-- Information shown --
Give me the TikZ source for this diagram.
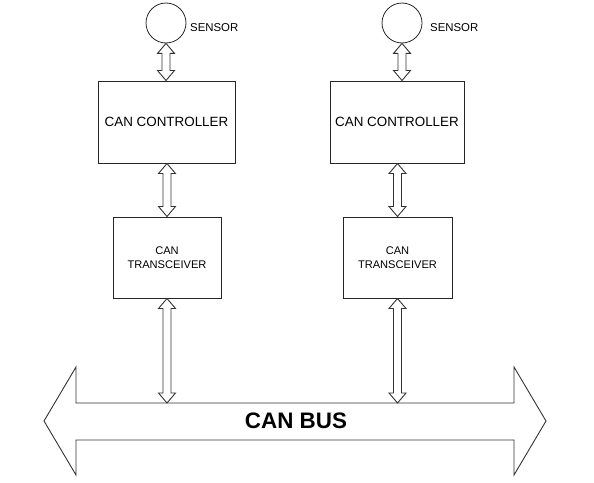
\documentclass[tikz,border=0pt]{standalone}
\usepackage{fontspec}
\setmainfont{Liberation Sans}
\usetikzlibrary{calc}
\tikzset{
  blk/.style={draw=black!85, line width=1pt, rectangle, inner sep=0pt, align=center, font=\fontsize{13.4}{15}\selectfont},
  tblk/.style={blk, font=\fontsize{11.1}{14.5}\selectfont},
  sens/.style={draw=black!85, line width=0.8pt, circle, minimum size=40pt, inner sep=0pt},
  slabel/.style={anchor=west, inner sep=0pt, font=\fontsize{11.4}{12}\selectfont},
  arr/.style={draw=black!80, line width=0.9pt, fill=white, line join=miter},
  busline/.style={draw=black!80, line width=0.9pt, fill=white, line join=miter}
}
\newcommand\dbarr[2]{%
  \path[arr] let \p1=(#1), \p2=(#2) in
    (\x1,\y1) -- (\x1+8.5pt,\y1-10pt) -- (\x1+4pt,\y1-10pt) -- (\x1+4pt,\y2+10pt)
    -- (\x1+8.5pt,\y2+10pt) -- (\x1,\y2) -- (\x1-8.5pt,\y2+10pt) -- (\x1-4pt,\y2+10pt)
    -- (\x1-4pt,\y1-10pt) -- (\x1-8.5pt,\y1-10pt) -- cycle;}
\begin{document}
\begin{tikzpicture}[x=1pt,y=-1pt]
\useasboundingbox (0,0) rectangle (594,482);
% bus
\path[busline] (44,421) -- (76,367) -- (76,403) -- (514,403) -- (514,367) -- (546,421)
  -- (514,475) -- (514,440) -- (76,440) -- (76,475) -- cycle;
\node[font=\bfseries\fontsize{22.4}{24}\selectfont, inner sep=0pt] (bus) at (296,421) {CAN BUS};
% left node
\node[sens] (s1) at (166,23) {};
\node[slabel] (sl1) at (190,28) {SENSOR};
\node[blk, minimum width=137pt, minimum height=82pt] (c1) at (166.5,122) {CAN CONTROLLER};
\node[tblk, minimum width=108pt, minimum height=81pt] (t1) at (167,257.5) {CAN\\TRANSCEIVER};
% right node
\node[sens] (s2) at (402,23) {};
\node[slabel] (sl2) at (430,28) {SENSOR};
\node[blk, minimum width=134pt, minimum height=82pt] (c2) at (397,122) {CAN CONTROLLER};
\node[tblk, minimum width=109pt, minimum height=81pt] (t2) at (397.5,257.5) {CAN\\TRANSCEIVER};
% bus attachment points
\coordinate (b1) at (167,403);
\coordinate (b2) at (397,403);
% arrows
\dbarr{s1.south}{c1.north}
\dbarr{t1.north |- c1.south}{t1.north}
\dbarr{t1.south}{b1}
\dbarr{s2.south}{c2.north -| s2.south}
\dbarr{t2.north |- c2.south}{t2.north}
\dbarr{t2.south}{b2}
\end{tikzpicture}
\end{document}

-- The problem --
Leave the images out, please, and restate each line word for word.

-- Reply --
Give me the TikZ source for this diagram.
\documentclass[tikz,border=0pt]{standalone}
\usepackage{fontspec}
\setmainfont{Liberation Sans}
\usetikzlibrary{calc}
\tikzset{
  blk/.style={draw=black!85, line width=1pt, rectangle, inner sep=0pt, align=center, font=\fontsize{13.4}{15}\selectfont},
  tblk/.style={blk, font=\fontsize{11.1}{14.5}\selectfont},
  sens/.style={draw=black!85, line width=0.8pt, circle, minimum size=40pt, inner sep=0pt},
  slabel/.style={anchor=west, inner sep=0pt, font=\fontsize{11.4}{12}\selectfont},
  arr/.style={draw=black!80, line width=0.9pt, fill=white, line join=miter},
  busline/.style={draw=black!80, line width=0.9pt, fill=white, line join=miter}
}
\newcommand\dbarr[2]{%
  \path[arr] let \p1=(#1), \p2=(#2) in
    (\x1,\y1) -- (\x1+8.5pt,\y1-10pt) -- (\x1+4pt,\y1-10pt) -- (\x1+4pt,\y2+10pt)
    -- (\x1+8.5pt,\y2+10pt) -- (\x1,\y2) -- (\x1-8.5pt,\y2+10pt) -- (\x1-4pt,\y2+10pt)
    -- (\x1-4pt,\y1-10pt) -- (\x1-8.5pt,\y1-10pt) -- cycle;}
\begin{document}
\begin{tikzpicture}[x=1pt,y=-1pt]
\useasboundingbox (0,0) rectangle (594,482);
% bus
\path[busline] (44,421) -- (76,367) -- (76,403) -- (514,403) -- (514,367) -- (546,421)
  -- (514,475) -- (514,440) -- (76,440) -- (76,475) -- cycle;
\node[font=\bfseries\fontsize{22.4}{24}\selectfont, inner sep=0pt] (bus) at (296,421) {CAN BUS};
% left node
\node[sens] (s1) at (166,23) {};
\node[slabel] (sl1) at (190,28) {SENSOR};
\node[blk, minimum width=137pt, minimum height=82pt] (c1) at (166.5,122) {CAN CONTROLLER};
\node[tblk, minimum width=108pt, minimum height=81pt] (t1) at (167,257.5) {CAN\\TRANSCEIVER};
% right node
\node[sens] (s2) at (402,23) {};
\node[slabel] (sl2) at (430,28) {SENSOR};
\node[blk, minimum width=134pt, minimum height=82pt] (c2) at (397,122) {CAN CONTROLLER};
\node[tblk, minimum width=109pt, minimum height=81pt] (t2) at (397.5,257.5) {CAN\\TRANSCEIVER};
% bus attachment points
\coordinate (b1) at (167,403);
\coordinate (b2) at (397,403);
% arrows
\dbarr{s1.south}{c1.north}
\dbarr{t1.north |- c1.south}{t1.north}
\dbarr{t1.south}{b1}
\dbarr{s2.south}{c2.north -| s2.south}
\dbarr{t2.north |- c2.south}{t2.north}
\dbarr{t2.south}{b2}
\end{tikzpicture}
\end{document}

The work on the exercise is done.